▸ GIVEN PROBLEM: Make an exact copy of all the entries, but do not reproduce the pictures.

## start

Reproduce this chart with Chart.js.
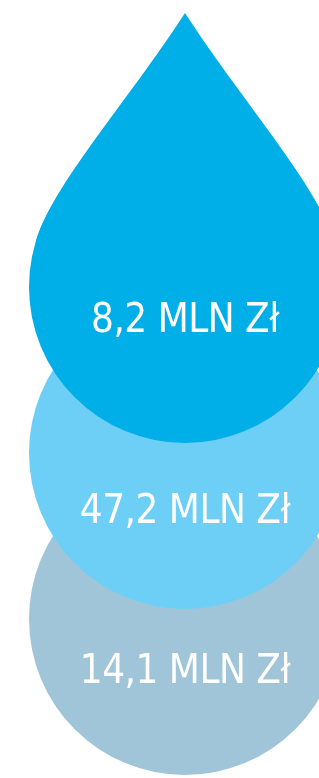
<!DOCTYPE html>
<html>
<head>
<meta charset="utf-8">
<script src="https://cdn.jsdelivr.net/npm/chart.js@4/dist/chart.umd.min.js"></script>
<style>
  html, body { margin: 0; padding: 0; background: #fff; overflow: hidden; }
  #wrap { width: 319px; height: 778px; overflow: hidden; }
</style>
</head>
<body>
<div id="wrap"><canvas id="drops" width="370" height="778"></canvas></div>
<script>
// values in mln zł, top to bottom
const values = [8.2, 47.2, 14.1]
const rows = [0, 1, 2]
const unit = 'MLN Zł'
const colors = ['#00AEE8', '#6DCFF6', '#A0C5D8']

const fmtVal = v => v.toFixed(1).replace('.', ',') + ' ' + unit

// pointed top on the first bubble, so it reads as a drop
const dropTip = {
  id: 'dropTip',
  afterDatasetsDraw(chart) {
    const el = chart.getDatasetMeta(0).data[0]
    if (!el) return
    const { x, y } = el
    const r = el.options.radius
    const tipY = y - r * 1.757
    const a = 0.3
    const px = r * Math.cos(a), py = -r * Math.sin(a)
    const s1 = r * 0.7, s2 = r * 0.385
    // tip handle leaves at a slight outward angle
    const tx = 0.545, ty = 0.838
    const ctx = chart.ctx
    ctx.save()
    ctx.fillStyle = colors[0]
    ctx.beginPath()
    ctx.moveTo(x, tipY)
    ctx.bezierCurveTo(x - tx * s1, tipY + ty * s1, x - px + Math.sin(a) * s2, y + py - Math.cos(a) * s2, x - px, y + py)
    ctx.lineTo(x, y)
    ctx.lineTo(x + px, y + py)
    ctx.bezierCurveTo(x + px - Math.sin(a) * s2, y + py - Math.cos(a) * s2, x + tx * s1, tipY + ty * s1, x, tipY)
    ctx.closePath()
    ctx.fill()
    ctx.restore()
  },
}

const dropLabels = {
  id: 'dropLabels',
  afterDraw(chart, args, opts) {
    const ctx = chart.ctx
    ctx.save()
    ctx.fillStyle = '#fff'
    ctx.textAlign = 'center'
    ctx.textBaseline = 'middle'
    ctx.font = opts.font
    ctx.letterSpacing = opts.spacing
    values.forEach((v, i) => {
      const el = chart.getDatasetMeta(i).data[0]
      ctx.fillText(fmtVal(v), el.x, el.y + opts.offsets[i])
    })
    ctx.restore()
  },
}

new Chart(document.getElementById('drops'), {
  type: 'bubble',
  data: {
    datasets: values.map((v, i) => ({
      label: fmtVal(v),
      data: [{ x: 0, y: rows[i] }],
      backgroundColor: colors[i],
      borderWidth: 0,
      radius: 156,
      hoverRadius: 0,
      clip: false,
    })),
  },
  options: {
    responsive: false,
    animation: false,
    events: [],
    layout: { padding: 0, autoPadding: false },
    scales: {
      x: { type: 'linear', display: false, min: -1, max: 1 },
      y: { type: 'linear', display: false, reverse: true, min: -1.729, max: 2.958 },
    },
    plugins: {
      legend: { display: false },
      tooltip: { enabled: false },
      dropLabels: {
        font: '40px "DejaVu Sans Condensed", sans-serif',
        spacing: '-0.5px',
        offsets: [35, 60, 54],
      },
    },
  },
  plugins: [dropTip, dropLabels],
})
</script>
</body>
</html>
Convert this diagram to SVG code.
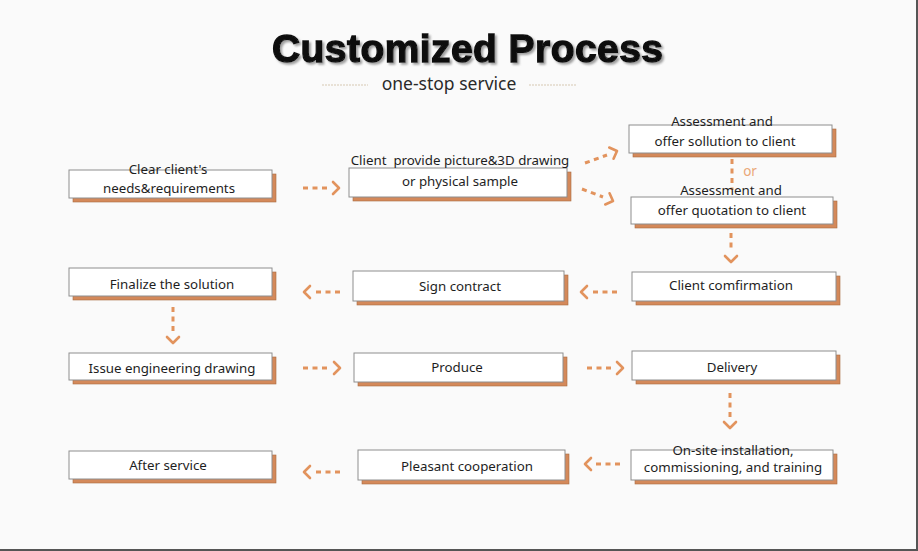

## end

▸ TASK ANSWER:
Reproduce this chart with Chart.js.
<!DOCTYPE html>
<html>
<head>
<meta charset="utf-8">
<script src="https://cdn.jsdelivr.net/npm/chart.js@4/dist/chart.umd.min.js"></script>
<style>
  html, body { margin: 0; padding: 0; background: #fff; overflow: hidden; }
  #wrap { width: 319px; height: 778px; overflow: hidden; }
</style>
</head>
<body>
<div id="wrap"><canvas id="drops" width="370" height="778"></canvas></div>
<script>
// values in mln zł, top to bottom
const values = [8.2, 47.2, 14.1]
const rows = [0, 1, 2]
const unit = 'MLN Zł'
const colors = ['#00AEE8', '#6DCFF6', '#A0C5D8']

const fmtVal = v => v.toFixed(1).replace('.', ',') + ' ' + unit

// pointed top on the first bubble, so it reads as a drop
const dropTip = {
  id: 'dropTip',
  afterDatasetsDraw(chart) {
    const el = chart.getDatasetMeta(0).data[0]
    if (!el) return
    const { x, y } = el
    const r = el.options.radius
    const tipY = y - r * 1.757
    const a = 0.3
    const px = r * Math.cos(a), py = -r * Math.sin(a)
    const s1 = r * 0.7, s2 = r * 0.385
    // tip handle leaves at a slight outward angle
    const tx = 0.545, ty = 0.838
    const ctx = chart.ctx
    ctx.save()
    ctx.fillStyle = colors[0]
    ctx.beginPath()
    ctx.moveTo(x, tipY)
    ctx.bezierCurveTo(x - tx * s1, tipY + ty * s1, x - px + Math.sin(a) * s2, y + py - Math.cos(a) * s2, x - px, y + py)
    ctx.lineTo(x, y)
    ctx.lineTo(x + px, y + py)
    ctx.bezierCurveTo(x + px - Math.sin(a) * s2, y + py - Math.cos(a) * s2, x + tx * s1, tipY + ty * s1, x, tipY)
    ctx.closePath()
    ctx.fill()
    ctx.restore()
  },
}

const dropLabels = {
  id: 'dropLabels',
  afterDraw(chart, args, opts) {
    const ctx = chart.ctx
    ctx.save()
    ctx.fillStyle = '#fff'
    ctx.textAlign = 'center'
    ctx.textBaseline = 'middle'
    ctx.font = opts.font
    ctx.letterSpacing = opts.spacing
    values.forEach((v, i) => {
      const el = chart.getDatasetMeta(i).data[0]
      ctx.fillText(fmtVal(v), el.x, el.y + opts.offsets[i])
    })
    ctx.restore()
  },
}

new Chart(document.getElementById('drops'), {
  type: 'bubble',
  data: {
    datasets: values.map((v, i) => ({
      label: fmtVal(v),
      data: [{ x: 0, y: rows[i] }],
      backgroundColor: colors[i],
      borderWidth: 0,
      radius: 156,
      hoverRadius: 0,
      clip: false,
    })),
  },
  options: {
    responsive: false,
    animation: false,
    events: [],
    layout: { padding: 0, autoPadding: false },
    scales: {
      x: { type: 'linear', display: false, min: -1, max: 1 },
      y: { type: 'linear', display: false, reverse: true, min: -1.729, max: 2.958 },
    },
    plugins: {
      legend: { display: false },
      tooltip: { enabled: false },
      dropLabels: {
        font: '40px "DejaVu Sans Condensed", sans-serif',
        spacing: '-0.5px',
        offsets: [35, 60, 54],
      },
    },
  },
  plugins: [dropTip, dropLabels],
})
</script>
</body>
</html>
Convert this diagram to SVG code.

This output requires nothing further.